Lawmakers meet to begin work on new congressional maps - | WBTV Charlotte

Lawmakers meet to begin work on new congressional maps

(Nick Ochsner | WBTV) (Nick Ochsner | WBTV)
RALEIGH, NC (WBTV) -

Lawmakers met in Raleigh Tuesday to begin the process of drawing new maps many hope will never be used.

The Joint Select Committee on Congressional Redistricting met for nearly four hours to discuss and vote on criteria legislative staffers would use in drawing new congressional districts.

Senate Majority Leader Phil Berger (R-Rockingham) and House Speaker Tim Moore appointed state senators and representatives from both parties to the committee in the wake of a ruling handed down in late January declaring two of the state's congressional districts unconstitutional.

A three-judge panel ruled North Carolina's first and twelfth congressional districts must be re-drawn because, the court ruled, race was the primary factor in drawing the districts.

The District Court ruling required new maps to be drawn by this Friday, February 19. That decision is currently on appeal at the US Supreme Court, where state leaders have asked Chief Justice John Roberts to stay the lower court's decision until after the upcoming March 15 primary.

Last week, Roberts indicated he would rule on a possible stay by as early as today. The committee adjourned for the day with tentative plans to meet again Wednesday afternoon if a stay had still not been granted.

Many of the guidelines proposed during the meeting passed along party lines. Among the criteria approved by the committee, were decisions to not consider race at all when drawing districts, to preserve the 10-3 Republican majority districts and to keep districts as compact as possible.

During debate over the proposal to preserve the 10-3 Republican majority, Rep. Lewis openly acknowledged it process was gerrymandering, which he said was allowed under the law.

In response to a question from one Democrat member, Lewis said he favored a 10-3 map because he had yet to find a way to draw an 11-2 map.

"We are drawing these lines so we get to pick our voters instead of them coming to us," Sen. Erica Smith-Ingram (D-Bertie) said.

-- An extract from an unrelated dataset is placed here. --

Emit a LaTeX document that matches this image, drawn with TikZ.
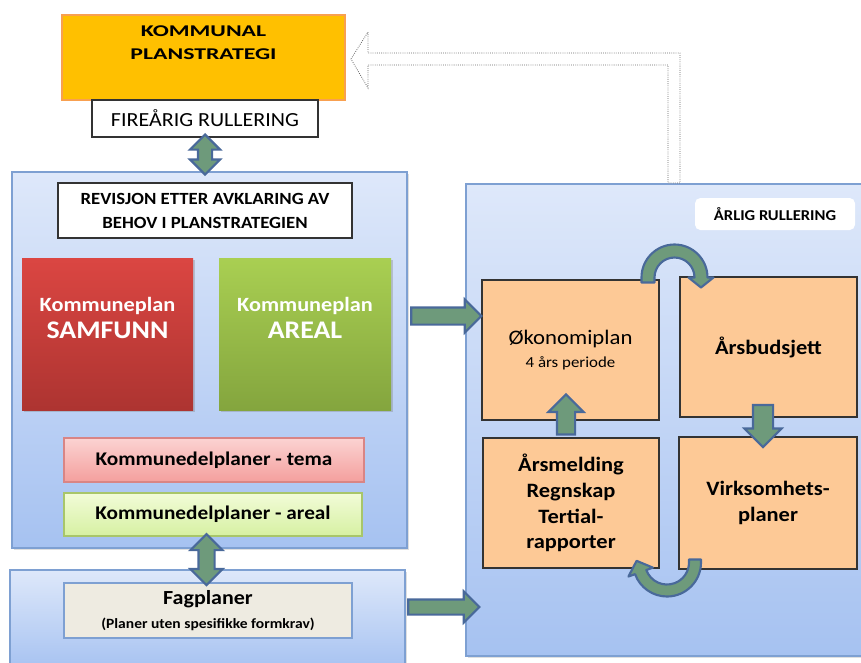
\documentclass[tikz,border=0pt]{standalone}
\usepackage{fontspec}
\setmainfont{Carlito}[FakeStretch=1.1]
\usetikzlibrary{shapes.arrows, calc, shadows}

\definecolor{pilgronn}{HTML}{6E9A7B}
\definecolor{pilbla}{HTML}{49699A}
\definecolor{rammebla}{HTML}{7EA0D2}
\definecolor{lysbla}{HTML}{DEE8FA}
\definecolor{mellombla}{HTML}{A6C2F1}
\definecolor{oransje}{HTML}{FFC000}
\definecolor{oransjekant}{HTML}{F8A050}
\definecolor{rodtopp}{HTML}{DB4642}
\definecolor{rodbunn}{HTML}{AD3431}
\definecolor{gronntopp}{HTML}{A9CF52}
\definecolor{gronnbunn}{HTML}{84A53E}
\definecolor{rosatopp}{HTML}{FBD3D2}
\definecolor{rosabunn}{HTML}{F49F9D}
\definecolor{rosakant}{HTML}{D98585}
\definecolor{lysgronntopp}{HTML}{F2FCD8}
\definecolor{lysgronnbunn}{HTML}{D6F0A2}
\definecolor{lysgronnkant}{HTML}{A8C66A}
\definecolor{beige}{HTML}{EEEBE1}
\definecolor{fersken}{HTML}{FDC996}

\tikzset{
  boks/.style 2 args={minimum width=#1*0.75pt, minimum height=#2*0.75pt,
    inner sep=0pt, outer sep=0pt, align=center},
  omrade/.style={draw=rammebla, line width=0.8pt, top color=lysbla, bottom color=mellombla,
    drop shadow={opacity=0.25, shadow xshift=1.5pt, shadow yshift=-1.5pt}},
  planboks/.style={drop shadow={opacity=0.35, shadow xshift=1.5pt, shadow yshift=-1.5pt}},
  plantekst/.style={text=white, align=center, font=\fontsize{15.2}{20}\selectfont\bfseries},
  delplan/.style={line width=0.8pt, font=\fontsize{14.5}{17}\selectfont\bfseries},
  okoboks/.style={fill=fersken, draw=black!80, line width=0.8pt},
  pil/.style={fill=pilgronn, draw=pilbla, line width=1.6pt, outer sep=0pt, minimum width=0pt},
  enkelpil/.style n args={3}{pil, single arrow, single arrow head extend=#3*0.75pt,
    minimum height=#1*0.75pt, inner xsep=0pt, inner ysep=#2*0.375pt},
  dobbelpil/.style n args={3}{pil, double arrow, double arrow head extend=#3*0.75pt,
    minimum height=#1*0.75pt, inner xsep=0pt, inner ysep=#2*0.375pt},
  buepil/.style={fill=pilgronn, draw=pilbla, line width=1.6pt, line join=round},
  retur/.style={fill=white, draw=black!60, densely dotted, line width=0.6pt},
}

\begin{document}
\begin{tikzpicture}[x=0.75pt, y=-0.75pt]

    \useasboundingbox (0,0) rectangle (861,662);
    \clip (0,0) rectangle (861,662);

    % planstrategi
    \node[boks={283}{85}, fill=oransje, draw=oransjekant, line width=1.2pt] (strategi) at (203.5,57.5) {};
    \node[font=\fontsize{12.3}{17}\selectfont\bfseries\addfontfeature{FakeStretch=1.45}, align=center, anchor=north]
        (strategitekst) at ([yshift=-4.5pt]strategi.north) {KOMMUNAL\\PLANSTRATEGI};
    \node[boks={226}{37}, fill=white, draw=black!80, line width=0.8pt, font=\fontsize{15}{18}\selectfont]
        (fire) at (205,118.5) {FIRE\AA RIG RULLERING};

    % venstre side
    \node[boks={395}{376}, omrade] (venstre) at (209.5,360) {};
    \node[boks={294}{55}, fill=white, draw=black!80, line width=0.8pt, font=\fontsize{12.8}{18}\selectfont\bfseries]
        (revisjon) at (205,210.5) {REVISJON ETTER AVKLARING AV\\BEHOV I PLANSTRATEGIEN};
    \node[boks={171}{152}, planboks, top color=rodtopp, bottom color=rodbunn] (samfunn) at (107.5,334) {};
    \node[plantekst] (samfunntekst) at ([yshift=12pt]samfunn.center)
        {Kommuneplan\\{\fontsize{19}{20}\selectfont SAMFUNN}};
    \node[boks={172}{152}, planboks, top color=gronntopp, bottom color=gronnbunn] (areal) at (305,334) {};
    \node[plantekst] (arealtekst) at ([yshift=12pt]areal.center)
        {Kommuneplan\\{\fontsize{19}{20}\selectfont AREAL}};
    \node[boks={300}{44}, delplan, top color=rosatopp, bottom color=rosabunn, draw=rosakant]
        (tema) at (214,460) {Kommunedelplaner - tema};
    \node[boks={298}{43}, delplan, top color=lysgronntopp, bottom color=lysgronnbunn, draw=lysgronnkant]
        (delareal) at (213,514.5) {Kommunedelplaner - areal};

    \node[boks={395}{100}, omrade] (fagomr) at (207.5,620) {};
    \node[boks={288}{55}, fill=beige, draw=rammebla, line width=0.8pt, font=\fontsize{15}{18}\selectfont\bfseries]
        (fagplaner) at (208,610.5) {Fagplaner\\{\fontsize{10.6}{18}\selectfont (Planer uten spesifikke formkrav)}};

    % hoyre side
    \node[boks={409}{472}, omrade] (hoyre) at (670.5,420) {};
    \node[boks={160}{32}, fill=white, rounded corners=4pt, font=\fontsize{11.3}{13}\selectfont\bfseries]
        (arlig) at (775,214) {\AA RLIG RULLERING};
    \node[boks={177}{140}, okoboks, font=\fontsize{15.5}{17.5}\selectfont] (okonomi) at (570.5,350)
        {\O konomiplan\\{\fontsize{11.5}{14}\selectfont 4 \aa rs periode}};
    \node[boks={177}{140}, okoboks, font=\fontsize{15.3}{19}\selectfont\bfseries] (budsjett) at (768.5,347) {\AA rsbudsjett};
    \node[boks={176}{130}, okoboks, font=\fontsize{15.3}{19.3}\selectfont\bfseries] (arsmelding) at (571,503)
        {\AA rsmelding\\Regnskap\\Tertial-\\rapporter};
    \node[boks={178}{132}, okoboks, font=\fontsize{15.3}{19}\selectfont\bfseries] (virksomhet) at (768,503)
        {Virksomhets-\\planer};

    % piler
    \node[dobbelpil={40}{12}{8}, rotate=90] (pilfire) at ($(fire.south)!0.5!(fire.south |- venstre.north)$) {};
    \node[dobbelpil={51}{14}{8}, rotate=90] (pilfag) at ($(delareal.south)!0.5!(fagplaner.north)+(-4,0)$) {};
    \node[enkelpil={70}{15}{8}] (pilvenstre) at ($(venstre.east)+(35,-44)$) {};
    \node[enkelpil={71}{13}{8}] (pilfag2) at ($(fagomr.east)+(35,-13)$) {};
    \node[enkelpil={42}{18}{8.5}, rotate=-90] (pilned) at ($(budsjett.south)+(-5.5,4)$) {};
    \node[enkelpil={40}{16}{8.5}, rotate=90] (pilopp) at ($(arsmelding.north)+(-5,-19)$) {};

    % buepiler
    \coordinate (bueA) at ($(okonomi.north east)!0.5!(budsjett.north west)+(5,-1)$);
    \draw[buepil] ($(bueA)+(-33,5)$) -- ($(bueA)+(-33,0)$) arc[start angle=180, end angle=360, radius=33]
        -- ($(bueA)+(39,0)$) -- ($(bueA)+(26.5,10)$) -- ($(bueA)+(14,0)$)
        -- ($(bueA)+(20,0)$) arc[start angle=360, end angle=180, radius=20] -- ($(bueA)+(-20,5)$) -- cycle;

    \coordinate (bueB) at ($(okonomi.south east |- arsmelding.south)!0.5!(virksomhet.south west)+(-2,-6)$);
    \draw[buepil] ($(bueB)+(34,-3)$) -- ($(bueB)+(34,0)$) arc[start angle=0, end angle=160, radius=34]
        -- ($(bueB)+(160:41)$) -- ($(bueB)+(160:28)+(250:12)$) -- ($(bueB)+(160:15)$)
        -- ($(bueB)+(160:22)$) arc[start angle=160, end angle=0, radius=22] -- ($(bueB)+(22,-3)$) -- cycle;

    % tilbake til planstrategien
    \coordinate (spiss) at ($(strategi.east)+(6,1.5)$);
    \coordinate (rot) at ($(hoyre.north)+(3.5,-1)$);
    \draw[retur] (spiss) -- ++(17,-27) -- ++(0,21) -| ($(rot)+(6,0)$) -- ($(rot)+(-6,0)$)
        |- ($(spiss)+(17,6)$) -- ++(0,23) -- cycle;

\end{tikzpicture}
\end{document}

One guideline that gained bipartisan support was a proposal to re-shape the 12 District, which currently snakes along I-85 from Charlotte to Greensboro.

The district was first drawn by Democrats in the early 1990s and has been the subject of multiple court challenges. Democrat Representative Alma Adams, from Guilford County, currently represents the district.

At the end of the meeting, Republicans and Democrats spent roughly an hour debating how each side would be able to draw its proposed maps.

Under legislative rules, if Democrats want to challenge the maps drawn by Republicans, they must be able to offer a complete alternative--including all 13 districts, not just the ones they object to.

Ultimately, it was decided that each party would be allotted $25,000 to spend on mapmakers and consultants. Each party would also have access to a separate computer with the map-making software to work on their proposed lines.

The computer used by Republicans will only have information that the committee voted to include as factors in the map-making process. Democrats indicated they would use a wider set of criteria.

If the Supreme Court does not stay the ruling, a special session of the legislature could be called as early as Thursday.